I suppose it doesn't really matter that you totally punked out, given that I had already decided a million years ago that I didn't want to date you or even be friends. But you just reminded me of why I find meeting people so frustratingly exhausting. I cannot tell you how many times I've encountered guys who would initiate and then suddenly veer off course. I used to think that there must have been something wrong with me, that I was suddenly off-putting, that I smelled bad and didn't know it, that I was like that woman from that one episode of Seinfeld who suddenly looked ugly in a shift of lighting. But now, I really don't think that's the case. I'm fucking charming. And always polite. I have impeccable hygiene. So I have to assume that when guys who talk to me run away as if I were the plague, there's something wrong with them.

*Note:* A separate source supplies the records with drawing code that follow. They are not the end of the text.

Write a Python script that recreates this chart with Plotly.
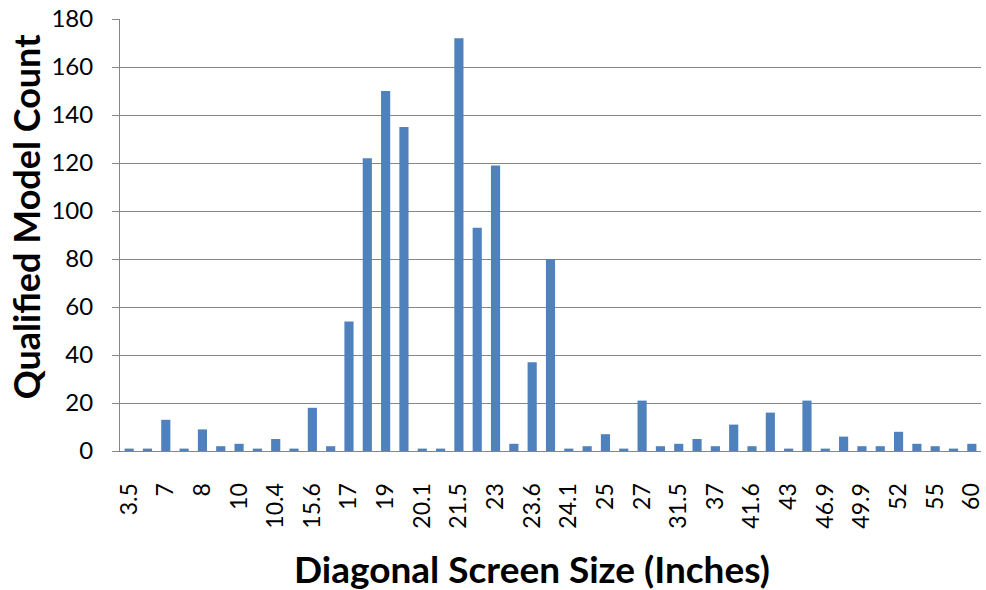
import plotly.graph_objects as go

sizes = ["3.5", "5.6", "7", "7.5", "8", "8.9", "10", "10.1", "10.4", "12.1",
         "15.6", "15.8", "17", "18.5", "19", "20", "20.1", "21.3", "21.5", "22",
         "23", "23.5", "23.6", "24", "24.1", "24.6", "25", "26", "27", "30",
         "31.5", "32", "37", "40", "41.6", "42", "43", "46", "46.9", "47",
         "49.9", "50", "52", "54.6", "55", "57", "60"]
counts = [1, 1, 13, 1, 9, 2, 3, 1, 5, 1,
          18, 2, 54, 122, 150, 135, 1, 1, 172, 93,
          119, 3, 37, 80, 1, 2, 7, 1, 21, 2,
          3, 5, 2, 11, 2, 16, 1, 21, 1, 6,
          2, 2, 8, 3, 2, 1, 3]
shown_labels = sizes[::2]
y_ticks = list(range(0, 181, 20))

FONT = "Lato"
L, R, T, B = 120, 2, 19, 139
PW, PH = 986 - L - R, 590 - T - B

fig = go.Figure(go.Bar(x=sizes, y=counts, marker=dict(color="#4F81BD", line=dict(width=0))))

fig.update_layout(
    width=986, height=590,
    margin=dict(l=L, r=R, t=T, b=B),
    paper_bgcolor="white", plot_bgcolor="white",
    bargap=0.5,
    showlegend=False,
    font=dict(family=FONT, color="black"),
)
fig.update_xaxes(
    type="category",
    tickmode="array", tickvals=shown_labels, ticktext=shown_labels,
    tickangle=-90, tickfont=dict(size=23, family=FONT, color="black"),
    showline=True, linecolor="#868686", linewidth=1,
    showgrid=False, ticks="", ticklabelstandoff=22,
)
fig.update_yaxes(
    range=[0, 180], tickmode="array", tickvals=y_ticks,
    tickfont=dict(size=24, family=FONT, color="black"),
    showgrid=True, gridcolor="#868686", gridwidth=1,
    showline=True, linecolor="#868686", linewidth=1,
    ticks="outside", ticklen=7, tickcolor="#868686",
    ticklabelstandoff=14, zeroline=False,
)
fig.add_annotation(text="<b>Diagonal Screen Size (Inches)</b>", xref="paper", yref="paper",
                   x=(533 - L) / PW, y=-(568 - (590 - B)) / PH,
                   showarrow=False, font=dict(size=37, family=FONT, color="black"),
                   xanchor="center", yanchor="middle")
fig.add_annotation(text="<b>Qualified Model Count</b>", xref="paper", yref="paper",
                   x=-(L - 26) / PW, y=((590 - B) - 216) / PH,
                   showarrow=False, textangle=-90,
                   font=dict(size=36, family=FONT, color="black"),
                   xanchor="center", yanchor="middle")

fig.write_html("out.html")
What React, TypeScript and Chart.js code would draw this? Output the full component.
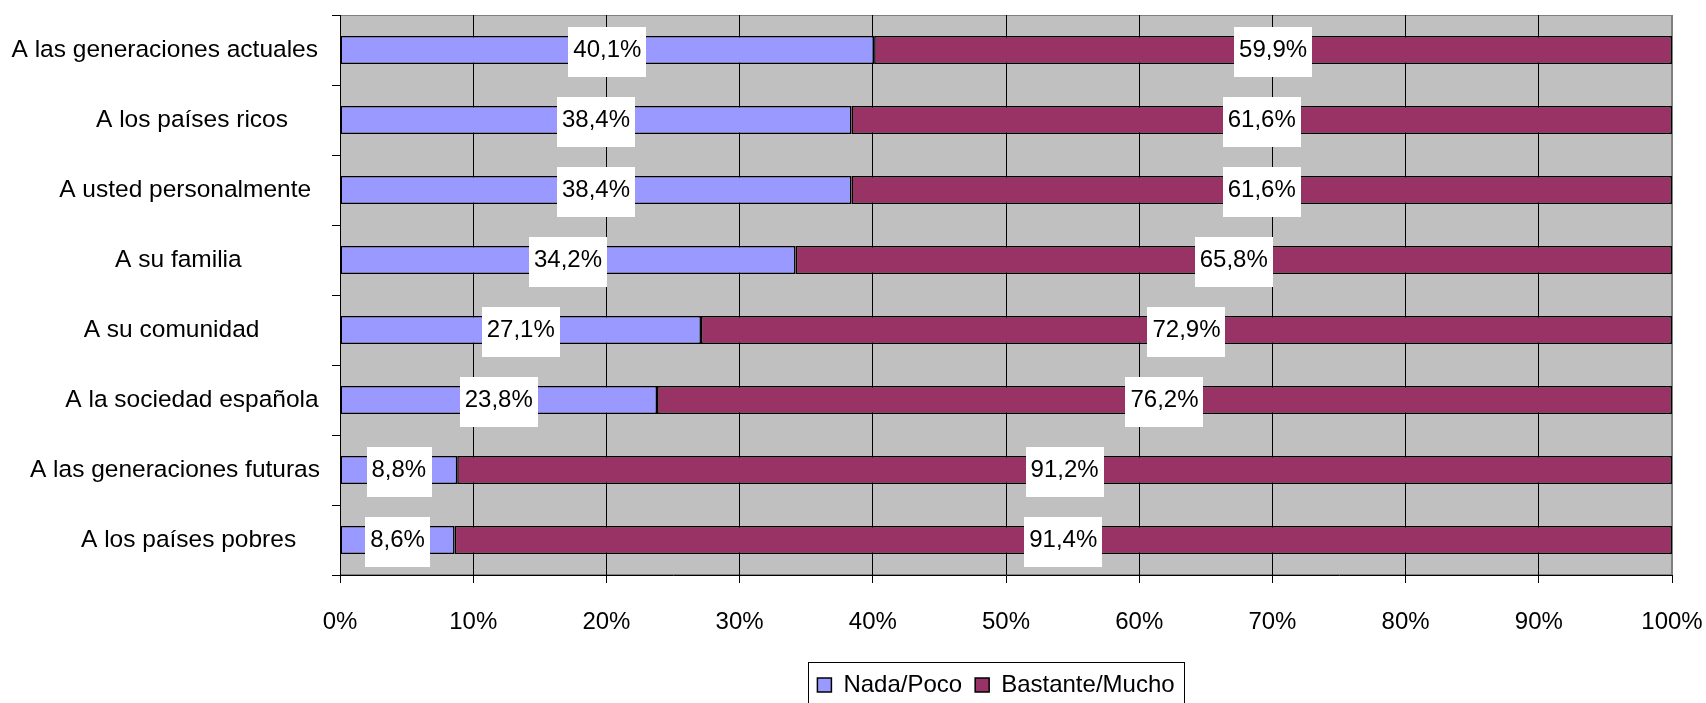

And you know, I'd might as well apply that assumption to men whom I actually do end up dating. Because the follow-through is key there as well. I've been dumped by a guy who decided after one year into our relationship that he "wasn't sure" if he was ever in love with me. I've been dumped by a guy who acted as though he couldn't get enough of me and then never talked to me again, not even to say "Thanks" when I sent him an email wishing him a happy birthday. I don't walk into every relationship believing that it will end in "happily ever after," but I do think that people should own their choices and actions. When I say that I want a follow-through, I mean that I simply don't want a relationship to end with a "WTF?" It is possible to break up with someone without making them feel as though the whole relationship was a lie. And it is possible, and even comforting, to convey to someone that you care about them even after the relationship is over. Certainly, taking off like a bat out of hell may seem to be the less messy of alternatives. But it also makes you a spastic asshole.
But I digress. What I meant to say was simply this: Thank you for validating my M.O., which is to no longer suffer wishy-washy boys kindly. I want and deserve a man who knows what he wants, and who knows that he wants me.